I think I know what led Tom to this point — “voices” (not unlike the ones that spoke to Joan of Arc and Howard Beale) have come to him in the middle of the night and said, “Tom…psst, wake up! It’s looking like a Sweeney Todd sweep could happen…seriously!” I know those voices. They came to me last January and said, “Eddie Murphy doesn’t have it locked for Best Supporting Actor.”

Some are doubting Tom’s vision, of course. These are the non-believers, the John Gielguds and Richard Widmarks of the Oscar-handicap world. (Reference: Otto Preminger‘s Saint Joan.) New York magazine’s “Vulture” guys aren’t saying O’Neil needs to be burned at the stake, but they’ve come out against his vision foursquare.

I’ve heard and read the same encouraging buzz everyone else has. The second biggest impression was that recent screening on the Universal lot that led to a Cinefantastique.com review that called Tim Burton‘s film, in part, “a very satisfying musical horror film. Not a gothic London period tragedy but a classic horror flick in the vein of Phantom of the Opera…[that] occasionally morphs into an out-and-out blood bath.”

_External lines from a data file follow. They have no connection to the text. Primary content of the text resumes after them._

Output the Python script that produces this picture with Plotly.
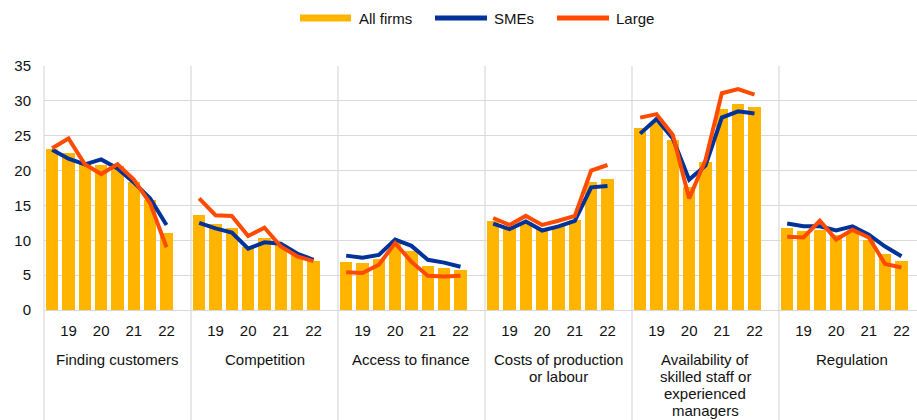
import plotly.graph_objects as go

# obstacles faced by firms, % of firms, half-year survey rounds
categories = ["Finding customers", "Competition", "Access to finance",
              "Costs of production<br>or labour",
              "Availability of<br>skilled staff or<br>experienced<br>managers",
              "Regulation"]
periods = ["18H2", "19H1", "19H2", "20H1", "20H2", "21H1", "21H2", "22H1"]
tick_labels = ["19", "20", "21", "22"]

all_firms = [
    23.1, 22.5, 20.9, 20.8, 20.6, 18.4, 15.8, 11.0,
    13.6, 12.3, 11.7, 9.0, 10.3, 9.3, 7.9, 7.0,
    6.9, 6.7, 7.3, 9.6, 8.4, 6.3, 6.0, 5.7,
    12.7, 11.9, 12.6, 11.6, 12.1, 12.9, 18.4, 18.8,
    26.1, 27.0, 24.4, 17.6, 21.3, 28.8, 29.5, 29.1,
    11.7, 11.3, 11.5, 10.8, 11.2, 10.0, 8.1, 7.1,
]
smes = [
    23.0, 21.7, 20.9, 21.6, 20.3, 18.3, 16.0, 12.2,
    12.5, 11.7, 11.1, 8.8, 9.7, 9.5, 8.1, 7.2,
    7.8, 7.5, 7.9, 10.1, 9.2, 7.2, 6.8, 6.2,
    12.4, 11.6, 12.7, 11.4, 12.0, 12.8, 17.6, 17.8,
    25.3, 27.4, 24.6, 18.7, 20.7, 27.6, 28.5, 28.2,
    12.4, 12.0, 12.0, 11.4, 12.0, 10.8, 9.1, 7.7,
]
large = [
    23.2, 24.6, 20.9, 19.5, 20.9, 18.7, 15.3, 9.0,
    16.0, 13.6, 13.5, 10.6, 11.8, 9.1, 7.7, 7.0,
    5.4, 5.3, 6.5, 9.6, 6.9, 4.9, 4.8, 4.9,
    13.2, 12.2, 13.5, 12.2, 12.8, 13.5, 20.0, 20.8,
    27.6, 28.1, 25.1, 16.0, 21.5, 31.1, 31.7, 30.9,
    10.5, 10.4, 12.8, 10.1, 11.5, 10.4, 6.6, 6.1,
]

YELLOW = "#FFB400"
BLUE = "#003299"
ORANGE = "#FF4B00"
GRID = "#d9d9d9"
FONT = "Arial, Liberation Sans, sans-serif"

n = len(periods)
slot = n + 1  # one empty slot after each group
xpos = [g * slot + k for g in range(len(categories)) for k in range(n)]


def with_gaps(vals):
    # break the line between groups
    xs, ys = [], []
    for g in range(len(categories)):
        xs += xpos[g * n:(g + 1) * n] + [None]
        ys += vals[g * n:(g + 1) * n] + [None]
    return xs, ys


fig = go.Figure()
fig.add_trace(go.Bar(x=xpos, y=all_firms, width=0.77, marker=dict(color=YELLOW, line=dict(width=0)),
                     name="All firms", showlegend=False))
for vals, col, nm in [(smes, BLUE, "SMEs"), (large, ORANGE, "Large")]:
    xs, ys = with_gaps(vals)
    fig.add_trace(go.Scatter(x=xs, y=ys, mode="lines", name=nm, showlegend=False,
                             line=dict(color=col, width=4), connectgaps=False))

xr = [-0.5, 52.95]
tickvals = [g * slot + k for g in range(len(categories)) for k in (1, 3, 5, 7)]
ticktext = tick_labels * len(categories)

# pixel helpers for the plot box (44..917 wide, 66..310 high)
W, PH = 873.0, 244.0


def px(v):
    return (v - xr[0]) / (xr[1] - xr[0])


def pxx(p):
    return (p - 44) / W


def pyy(p):
    return (310 - p) / PH


shapes = []
for g in range(len(categories) + 1):
    xp = px(g * slot - 0.5)
    if xp <= 1:
        shapes.append(dict(type="line", xref="paper", yref="paper", x0=xp, x1=xp, y0=1, y1=-0.46,
                           line=dict(color=GRID, width=1.2), layer="below"))

# category labels, one annotation per line for tight line spacing
annotations = []
for g, c in enumerate(categories):
    for i, part in enumerate(c.split("<br>")):
        annotations.append(dict(x=g * slot + 4.0, xref="x", y=pyy(359 + 17 * i), yref="paper", text=part,
                                showarrow=False, xanchor="center", yanchor="middle",
                                font=dict(size=15, color="#111", family=FONT)))

# legend drawn by hand: wide swatches like the original
legend_items = [("All firms", YELLOW, "bar", 300, 351, 357),
                ("SMEs", BLUE, "line", 435, 487, 492),
                ("Large", ORANGE, "line", 557, 609, 614)]
for name, col, kind, a, b, t in legend_items:
    if kind == "bar":
        shapes.append(dict(type="rect", xref="paper", yref="paper", x0=pxx(a), x1=pxx(b),
                           y0=pyy(21.5), y1=pyy(14.5), fillcolor=col, line=dict(width=0)))
    else:
        shapes.append(dict(type="line", xref="paper", yref="paper", x0=pxx(a), x1=pxx(b),
                           y0=pyy(18), y1=pyy(18), line=dict(color=col, width=5)))
    annotations.append(dict(x=pxx(t), xref="paper", y=pyy(18), yref="paper", text=name, showarrow=False,
                            xanchor="left", yanchor="middle", font=dict(size=15, color="#111", family=FONT)))

fig.update_layout(
    width=917, height=420,
    margin=dict(l=44, r=0, t=66, b=110, autoexpand=False),
    plot_bgcolor="white", paper_bgcolor="white",
    font=dict(family=FONT, size=15, color="#111"),
    bargap=0,
    showlegend=False,
    hovermode=False,
    shapes=shapes,
    annotations=annotations,
    xaxis=dict(range=xr, tickmode="array", tickvals=tickvals, ticktext=ticktext,
               showgrid=False, zeroline=False, showline=False, ticks="", automargin=False,
               ticklabelstandoff=10, tickfont=dict(size=15)),
    yaxis=dict(range=[0, 35], dtick=5, showgrid=True, gridcolor=GRID, gridwidth=1,
               zeroline=True, zerolinecolor=GRID, zerolinewidth=1, showline=False, ticks="",
               automargin=False, ticklabelstandoff=12, tickfont=dict(size=15)),
)

# drop the browser's default 8px page margin so the figure sits at the top-left corner
fig.write_html("out.html", config={"displayModeBar": False},
               post_script="document.body.style.margin='0';")
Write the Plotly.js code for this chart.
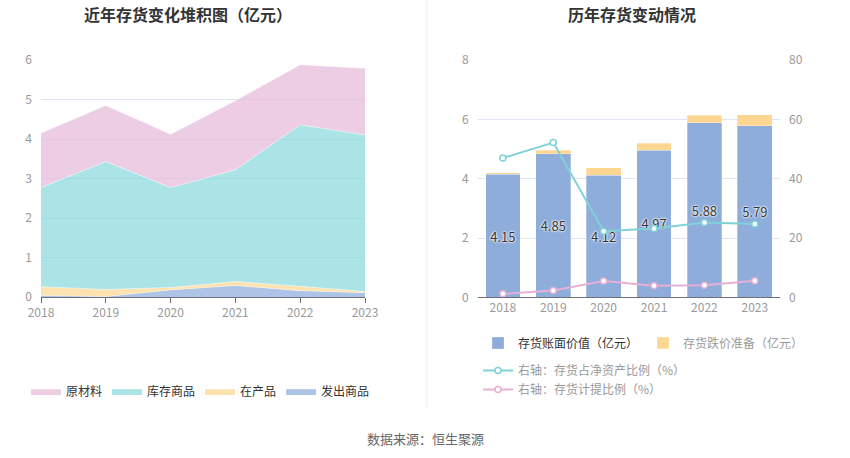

My strongest impression is still that publicist telling me a few weeks back that “it’s too bloody” to be an Oscar film, along with my own conviction that Tim Burton doesn’t make Oscar-type films because of his skewed taste, temperament and attitude.

I remain convinced that Burton’s peak period was from the mid ’80s to mid ’90s– a time when he could do no wrong and made films like Pee Wee’s Big Adventure, Beetlejuice, Edward Scissorhands, The Nightmare Before Xmas and Ed Wood. The Big Downturn began with Mars Attacks and then bottomed out with Planet of the Apes. Big Fish was going to be the Big Turnaround (David Poland was a big fan) but then the balloon collapsed and then along came Charlie and the Chocolate Factory, which many people regarded as the final nail in the coffin of the man who directed Beetlejuice.

In Sunset Boulevard William Holden said that the shoeshine guy across the street “never asked any questions…he’d just look at your heels and know the score.” With Burton all you have to do is look at his jowly, Orson Welles-ian appearance. He used to be this cool effete thin guy with the odd visions and frizzy hair who was ahead of the curve. What happened?

A damp and bedraggled Tom O’Neil strides into the Los Angeles Times building on Spring Street. A security guard watches him approach the elevator bank. Security guard: “Good evening, Mr. O’Neil.” O’Neil: “I must make my witness!” Security Guard: “Sure thing, Mr. O’Neil.”